OliverHPerry

OliverHPerry OP t1_j1wdtya wrote

Honestly, the whole agency is really bizarre. The headlines from their news releases all look like they could be from the 1950s. All of these headlines are from this past year:

  1. Nine Members and Associated of Genovese and Bonanno Organized Crime Families Charged with Racketeering and Illegal Gambling Offenses
  2. Genovese Soldiers Elia “Chinatown’ Albanese and Carmine “Baby Carm” Russo and Seven Others Arrested After Joint Investigation
  3. Gambino Crime Family Captain Sentenced to 37 Months in Prison and Ordered to Pay $1 Million in Restitution for Racketeering Conspiracy

And apparently, the agency themselves are engaged in seriously shady activity. https://www.nytimes.com/2009/08/12/nyregion/12waterfront.html

>The 61-page report, deploring a “complete breakdown of the commission’s audit and enforcement functions,” found that the commission’s general counsel, Jon Deutsch, later fired, masterminded a scheme to conceal a convicted felon’s ownership of a company so he could continue to operate on the waterfront.
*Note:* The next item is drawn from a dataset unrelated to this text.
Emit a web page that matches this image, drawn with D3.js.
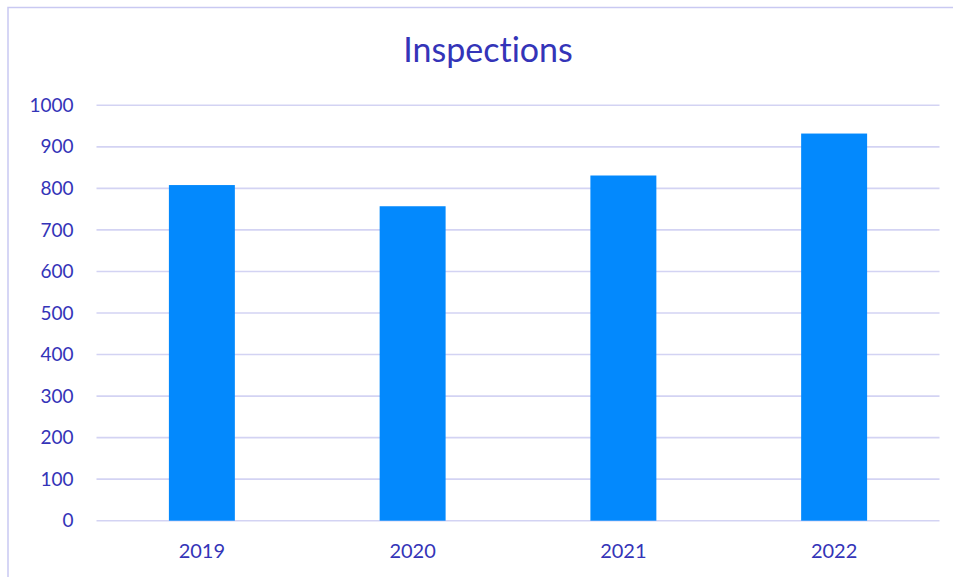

It also found that federal antiterrorism grants were misused or could not be accounted for, calling for further investigation by the Department of Homeland Security.
>
>The reported failings ranged from the critical to the comical. The report said the commission often stalemated by differences between the two $43,500-a-year commissioners abandoned background checks on the longshoremen who unload ships and the stevedoring companies that employ them, creating a critical breach in the nation’s security web. Instead, the report said, commission detectives spent their mornings parked in the commissioners’ designated parking spots in Lower Manhattan, guarding them from interlopers.
>
>It portrayed the agency as a patronage-laden favor bank where staff members took cars for personal use, a boat that was bought with federal money to fend off a “waterborne attack” was used primarily to ferry V.I.P.’s during Fleet Week, and friends got friends jobs with high salaries and little work.
>
>One detective failed his entry exam twice, for example until Commissioner Madonna himself slipped him the test, the report said, and he ended up turning in the highest score in the history of the commission.
>
>“The most egregious instances of misconduct” were committed by the general counsel and former licensing director, Mr. Deutsch, who was “plagued with conflicts of interest” before being dismissed last October, the report said. It said he covered up the drug-related arrest of a former state senator’s son who was hired for a stevedoring job and intervened on behalf of a friend’s father, Albert Cernades Sr., a longshoremen’s union official later indicted in a federal inquiry.
>
>It also found that none of the 53 stevedoring companies supervised by the commission had been granted permanent five-year licenses, as required, and that payroll audits of them were as much as 14 years behind.

Yikes.

Now New Jersey wants out and New York refuses to let them leave, so it's going to the Supreme Court.